→ **Exercise task**: Go through the listing and copy each line with the string "that".

• • • • • • •

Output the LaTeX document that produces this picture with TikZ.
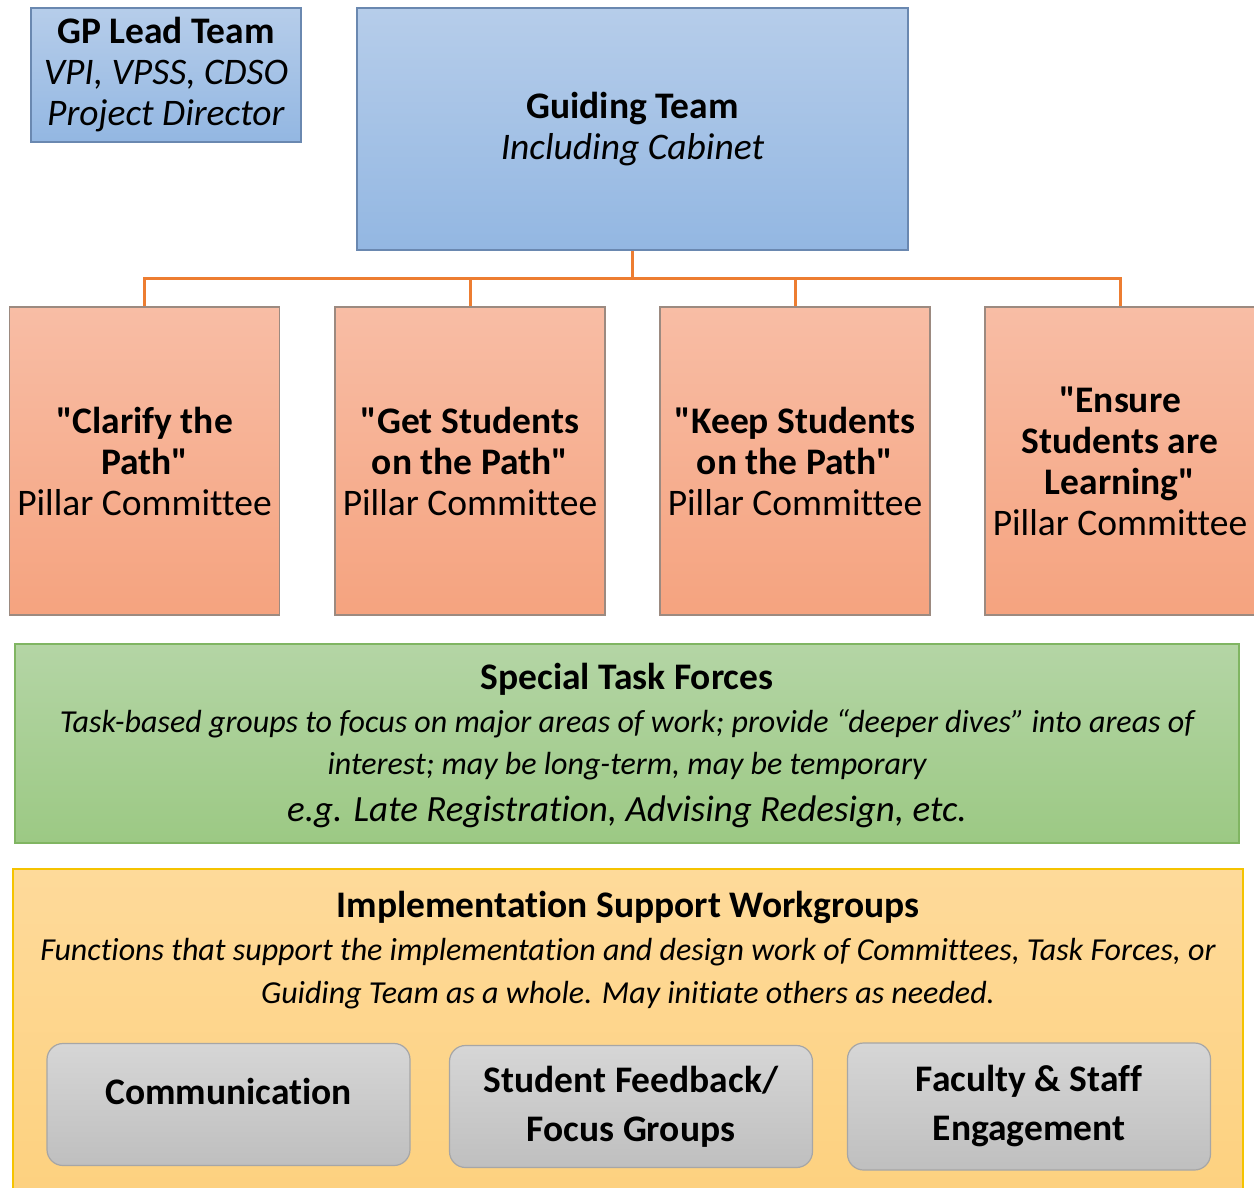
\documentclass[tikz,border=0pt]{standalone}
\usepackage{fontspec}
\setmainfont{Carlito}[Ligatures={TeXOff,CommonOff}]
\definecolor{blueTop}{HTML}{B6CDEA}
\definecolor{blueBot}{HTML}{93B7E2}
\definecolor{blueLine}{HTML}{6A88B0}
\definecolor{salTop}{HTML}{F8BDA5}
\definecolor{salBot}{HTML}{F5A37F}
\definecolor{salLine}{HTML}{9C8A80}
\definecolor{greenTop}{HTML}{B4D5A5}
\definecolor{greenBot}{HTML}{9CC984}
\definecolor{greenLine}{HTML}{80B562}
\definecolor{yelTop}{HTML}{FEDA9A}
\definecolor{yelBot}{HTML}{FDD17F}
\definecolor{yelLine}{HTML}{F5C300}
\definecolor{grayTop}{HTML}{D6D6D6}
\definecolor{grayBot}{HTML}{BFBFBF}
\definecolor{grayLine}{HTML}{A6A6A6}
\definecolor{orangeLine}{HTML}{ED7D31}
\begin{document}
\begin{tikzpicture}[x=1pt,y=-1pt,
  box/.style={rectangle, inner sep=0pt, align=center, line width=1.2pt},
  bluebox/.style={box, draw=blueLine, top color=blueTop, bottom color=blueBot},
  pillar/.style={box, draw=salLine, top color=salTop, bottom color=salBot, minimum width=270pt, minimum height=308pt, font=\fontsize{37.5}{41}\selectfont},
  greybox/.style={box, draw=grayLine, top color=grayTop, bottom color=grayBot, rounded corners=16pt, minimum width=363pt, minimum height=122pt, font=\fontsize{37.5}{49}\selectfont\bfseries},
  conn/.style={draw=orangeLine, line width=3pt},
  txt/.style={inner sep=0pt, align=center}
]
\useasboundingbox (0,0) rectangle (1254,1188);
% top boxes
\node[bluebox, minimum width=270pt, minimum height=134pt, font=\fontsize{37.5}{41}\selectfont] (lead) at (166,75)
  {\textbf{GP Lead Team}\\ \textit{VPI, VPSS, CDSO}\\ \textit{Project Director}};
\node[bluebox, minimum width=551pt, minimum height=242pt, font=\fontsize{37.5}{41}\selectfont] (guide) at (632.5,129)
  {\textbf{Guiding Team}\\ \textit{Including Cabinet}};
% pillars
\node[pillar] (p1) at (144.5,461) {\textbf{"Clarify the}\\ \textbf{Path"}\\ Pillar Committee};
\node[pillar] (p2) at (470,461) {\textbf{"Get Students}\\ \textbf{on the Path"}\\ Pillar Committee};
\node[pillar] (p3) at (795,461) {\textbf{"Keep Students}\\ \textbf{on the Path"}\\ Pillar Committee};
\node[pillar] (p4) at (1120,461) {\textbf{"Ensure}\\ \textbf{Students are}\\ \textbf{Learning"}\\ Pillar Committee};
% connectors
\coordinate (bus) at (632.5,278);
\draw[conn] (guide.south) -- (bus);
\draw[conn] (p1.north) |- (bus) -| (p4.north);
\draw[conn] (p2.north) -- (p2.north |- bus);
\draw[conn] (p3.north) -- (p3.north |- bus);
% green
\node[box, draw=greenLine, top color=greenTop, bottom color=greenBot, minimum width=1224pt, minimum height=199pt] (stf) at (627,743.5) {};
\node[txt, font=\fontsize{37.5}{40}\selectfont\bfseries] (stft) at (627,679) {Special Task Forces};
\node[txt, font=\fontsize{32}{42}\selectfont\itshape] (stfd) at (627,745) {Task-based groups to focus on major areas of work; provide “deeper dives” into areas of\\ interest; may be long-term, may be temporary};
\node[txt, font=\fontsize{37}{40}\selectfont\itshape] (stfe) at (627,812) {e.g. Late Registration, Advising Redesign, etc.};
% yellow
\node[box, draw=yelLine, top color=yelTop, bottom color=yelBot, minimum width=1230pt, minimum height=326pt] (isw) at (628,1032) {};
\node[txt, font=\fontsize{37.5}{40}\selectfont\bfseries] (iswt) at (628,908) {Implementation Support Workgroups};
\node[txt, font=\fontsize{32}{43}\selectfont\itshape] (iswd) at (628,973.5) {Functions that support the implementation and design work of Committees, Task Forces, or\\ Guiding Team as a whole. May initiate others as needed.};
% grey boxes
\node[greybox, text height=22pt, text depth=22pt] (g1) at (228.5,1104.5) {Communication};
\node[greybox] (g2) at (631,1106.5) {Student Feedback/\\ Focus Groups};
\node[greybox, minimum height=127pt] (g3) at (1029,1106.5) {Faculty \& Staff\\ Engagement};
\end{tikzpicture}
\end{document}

• • • • • • •

→ **Reply**:
Output the LaTeX document that produces this picture with TikZ.
\node[txt, font=\fontsize{32}{43}\selectfont\itshape] (iswd) at (628,973.5) {Functions that support the implementation and design work of Committees, Task Forces, or\\ Guiding Team as a whole. May initiate others as needed.};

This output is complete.